Coincidentally both George Rodrigue and Jimmy Domengeaux also were drawn together by the press. George was getting nearly as much attention locally and statewide for his Cajun paintings as Domengeaux received for CODOFIL. Oftentimes they appeared in the paper on the same day. (pictured, Rodrigue and Domengeaux with Rodrigue’s Broussard’s Barber Shop, 1971, 30×40)

They became very good friends. In fact, at Domengeaux’s first statewide CODOFIL meeting held in Nachitoches, Louisiana, he invited George to show his paintings to the French and Canadian dignitaries in attendance. The exhibit of twenty paintings lasted three days. Because George was the only artist invited to participate, his artwork received as much attention as the cause itself in the papers, with photos of the 27-year old Rodrigue with the Consul General of France and the Canadian Prime Minister, as well as other local and state dignitaries. In fact, Domengeaux himself often sought photos with George, certain that the connection helped to further CODOFIL’s mission.

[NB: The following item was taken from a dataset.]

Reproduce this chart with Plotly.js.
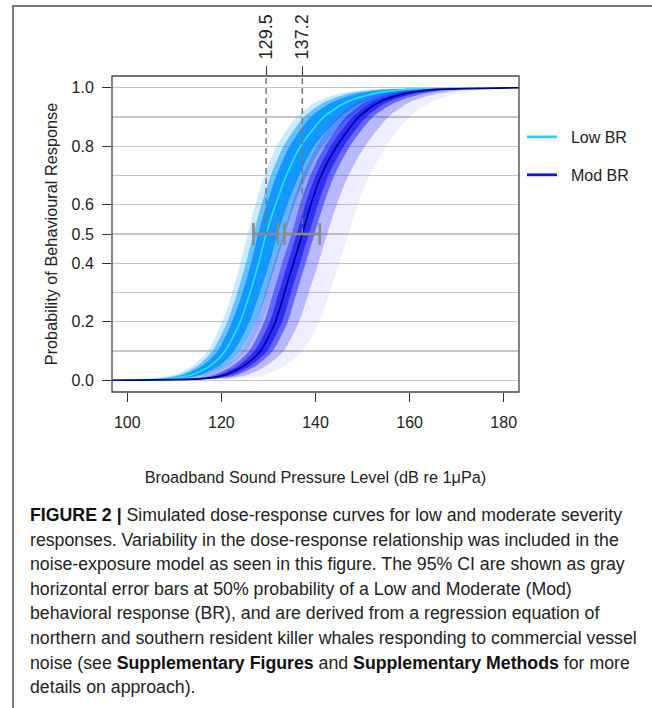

I did describe Domengeaux as ‘crude,’ right? I hardly believe I’m repeating this, but due to George’s amazing memory I do have a few wilder tidbits to share. George says Domengeaux routinely leaned to the side and broke wind as he sat at his desk during meetings, never uttering a word, but just rolling his eyes and grinning. And once he hollered at George across a hotel lobby, “Damn, Rodrigue, if you got any more public relations you’d be a whore!”

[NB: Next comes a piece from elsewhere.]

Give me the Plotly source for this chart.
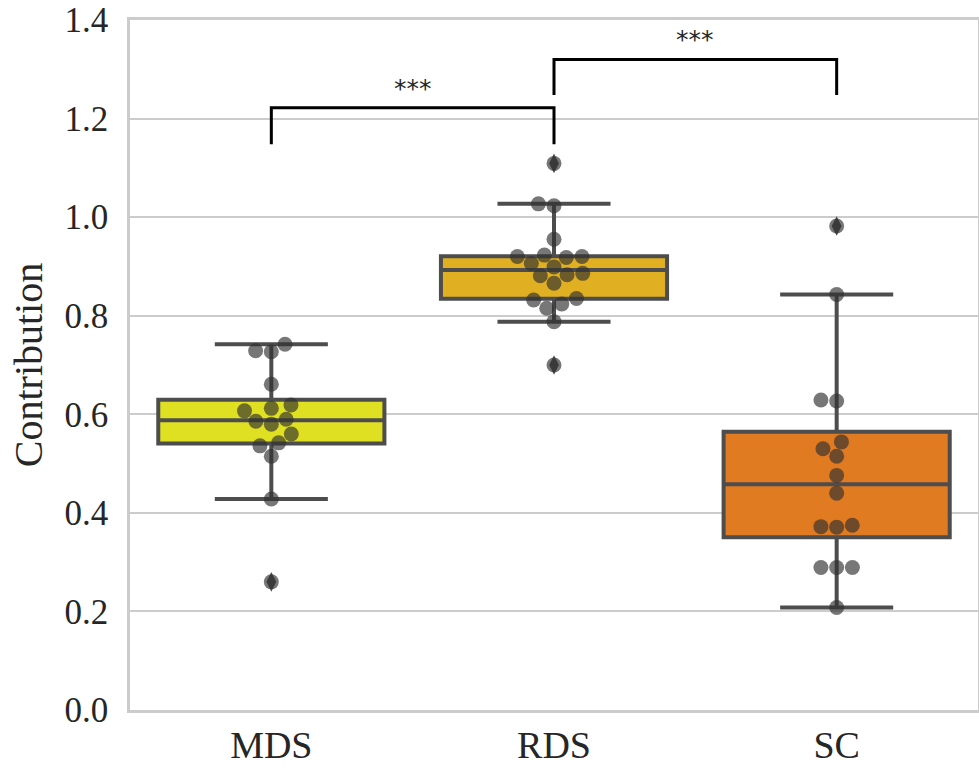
import numpy as np
import plotly.graph_objects as go

# ---------------- data ----------------
categories = ["MDS", "RDS", "SC"]
mds_values = [0.742, 0.729, 0.727, 0.661, 0.619, 0.612, 0.607, 0.590, 0.586,
              0.580, 0.560, 0.542, 0.536, 0.515, 0.428, 0.260]
rds_values = [1.109, 1.027, 1.023, 0.955, 0.923, 0.920, 0.920, 0.918, 0.906,
              0.899, 0.886, 0.883, 0.881, 0.866, 0.835, 0.832, 0.824, 0.815,
              0.788, 0.700]
sc_values = [0.982, 0.843, 0.629, 0.627, 0.544, 0.530, 0.515, 0.476, 0.440,
             0.375, 0.372, 0.371, 0.289, 0.289, 0.289, 0.208]
y_tick_values = [0.0, 0.2, 0.4, 0.6, 0.8, 1.0, 1.2, 1.4]
significance_pairs = [(0, 1, "***"), (1, 2, "***")]
y_label = "Contribution"

# ---------------- style ----------------
W, H = 979, 768
M_L, M_R, M_T, M_B = 130, 1, 20, 58
Y_RANGE = [0.0, 1.4]
X_RANGE = [-0.5, 2.5]
box_fills = ["#E0E022", "#E0B022", "#E07B22"]
edge_color = "#4d4d4d"
point_color = "rgba(48,48,48,0.66)"
grid_color = "#cccccc"
text_color = "#262626"
serif = "Liberation Serif, Times New Roman, serif"
POINT_D = 15.0  # marker diameter in px
BRACKET_LEGS = [1.148, 1.248]
BRACKET_TOPS = [1.222, 1.320]

plot_w = W - M_L - M_R
plot_h = H - M_T - M_B
px_per_y = plot_h / (Y_RANGE[1] - Y_RANGE[0])
px_per_x = plot_w / (X_RANGE[1] - X_RANGE[0])


def box_stats(vals):
    v = np.asarray(vals, float)
    q1, med, q3 = np.percentile(v, [25, 50, 75])
    iqr = q3 - q1
    lo_lim, hi_lim = q1 - 1.5 * iqr, q3 + 1.5 * iqr
    inside = v[(v >= lo_lim) & (v <= hi_lim)]
    out = v[(v < lo_lim) | (v > hi_lim)]
    return q1, med, q3, inside.min(), inside.max(), out


def beeswarm_offsets(vals):
    """seaborn-like swarm layout in pixel space; returns x offsets in data units"""
    y = np.asarray(vals, float) * px_per_y
    r = POINT_D / 2
    order = np.argsort(y, kind="stable")
    placed = []  # (x, y)
    res = np.zeros(len(y))
    for k, idx in enumerate(order):
        yi = y[idx]
        if k == 0:
            placed.append((0.0, yi))
            res[idx] = 0.0
            continue
        neighbors = []
        for (xj, yj) in reversed(placed):
            if yi - yj < 2 * r:
                neighbors.append((xj, yj))
            else:
                break
        cands = [0.0]
        left_first = True
        for (xj, yj) in neighbors:
            dy = yi - yj
            dx = np.sqrt(max((2 * r) ** 2 - dy ** 2, 0)) * 1.05
            pair = [xj - dx, xj + dx] if left_first else [xj + dx, xj - dx]
            cands.extend(pair)
            left_first = not left_first
        cands = np.array(cands)
        cands = cands[np.argsort(np.abs(cands), kind="stable")]
        chosen = cands[0]
        if neighbors:
            nb = np.array(neighbors)
            for c in cands:
                d2 = (nb[:, 0] - c) ** 2 + (nb[:, 1] - yi) ** 2
                if np.all(d2 >= (2 * r) ** 2 - 1e-9):
                    chosen = c
                    break
        placed.append((chosen, yi))
        res[idx] = chosen
    return res / px_per_x


fig = go.Figure()
all_series = [mds_values, rds_values, sc_values]

for i, vals in enumerate(all_series):
    q1, med, q3, lo, hi, out = box_stats(vals)
    fig.add_trace(go.Box(
        x=[i], q1=[q1], median=[med], q3=[q3], lowerfence=[lo], upperfence=[hi],
        width=0.8, whiskerwidth=0.5, fillcolor=box_fills[i],
        line=dict(color=edge_color, width=4), boxpoints=False,
        showlegend=False, hoverinfo="skip"))
    if len(out):
        fig.add_trace(go.Scatter(
            x=[i] * len(out), y=list(out), mode="markers",
            marker=dict(symbol="diamond-tall", size=14, color=edge_color, line=dict(width=0)),
            showlegend=False, hoverinfo="skip"))

for i, vals in enumerate(all_series):
    offs = beeswarm_offsets(vals)
    fig.add_trace(go.Scatter(
        x=i + offs, y=vals, mode="markers",
        marker=dict(size=POINT_D, color=point_color, line=dict(width=0)),
        showlegend=False, hoverinfo="skip"))

# significance brackets
for k, (a, b, label) in enumerate(significance_pairs):
    fig.add_trace(go.Scatter(
        x=[a, a, b, b], y=[BRACKET_LEGS[k], BRACKET_TOPS[k], BRACKET_TOPS[k], BRACKET_LEGS[k]],
        mode="lines", line=dict(color="black", width=3),
        showlegend=False, hoverinfo="skip"))
    fig.add_annotation(
        x=(a + b) / 2, y=BRACKET_TOPS[k], text=label, showarrow=False,
        xanchor="center", yanchor="bottom", yshift=3,
        font=dict(family="DejaVu Sans", size=25, color=text_color))

fig.update_layout(
    width=W, height=H,
    margin=dict(l=M_L, r=M_R, t=M_T, b=M_B, autoexpand=False),
    plot_bgcolor="white", paper_bgcolor="white",
    font=dict(family=serif, color=text_color),
)
fig.update_xaxes(
    range=X_RANGE, tickvals=[0, 1, 2], ticktext=categories,
    showgrid=False, zeroline=False, automargin=False,
    showline=True, linecolor=grid_color, linewidth=2.5, mirror=True,
    ticks="", tickfont=dict(family=serif, size=38, color=text_color),
    ticklabelstandoff=0,
)
fig.update_yaxes(
    range=Y_RANGE, tickvals=y_tick_values, automargin=False,
    ticktext=[f"{v:.1f}" for v in y_tick_values],
    showgrid=True, gridcolor=grid_color, gridwidth=2, zeroline=False,
    showline=True, linecolor=grid_color, linewidth=2.5, mirror=True,
    ticks="", tickfont=dict(family=serif, size=35, color=text_color),
    ticklabelstandoff=12,
    title=dict(text=y_label, font=dict(family=serif, size=40, color=text_color), standoff=10),
)

fig.write_html("out.html")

But rooted in the fun was a serious mission by two men who loved their state, their culture, and their roots. They could talk each other into almost anything that involved furthering their ambitious agenda to preserve their Cajun heritage. With Domengeaux’s help George had shows in Lafayette for French artists Valadier, Surrier, and Brenot, presenting them with keys to the city and exposing the local population to these French masters. (pictured, artists Valadier, Madame Surrier, Surrier, and Rodrigue; a Valadier painting leans on the floor and a Surrier hangs on the wall)

In addition, Domengeaux arranged for the state of Louisiana to commission a painting from George to be presented to the President of France, Valery Giscard d’Estaing (pictured below; also see the blog Two Publishing Stories: The Cajuns and Blue Dog)

Domengeaux’s fame was so significant that in France people thought he was the President of Louisiana. According to George, he had more clout than Governor Edwin Edwards. He got in trouble with the State Department, in fact, for cutting a deal with a foreign government, but somehow Domengeaux charmed his way out of the mess and got what he wanted.

In addition, George’s first trip ever to France was on a junket sponsored by CODOFIL. While there he entered his paintings The Class and Jolie Blonde in the 1974 Le Salon in Paris. Upon his return home, he learned that he won an honorable mention in the legendary and prestigious competition for his 1974 painting Jolie Blonde (detailed in its own blog entry here.)

This recognition furthered his resolve to paint his culture, and it strengthened the bond with his friend Domengeaux, a true Louisiana character who supported and shared his goals throughout.

Originally I was going to talk about Domengeaux’s archrival, Dudley LeBlanc, in this blog. However, I got carried away as usual and will have to save his story for another day, lest Cousin Dud not receive the attention his outrageous character deserves.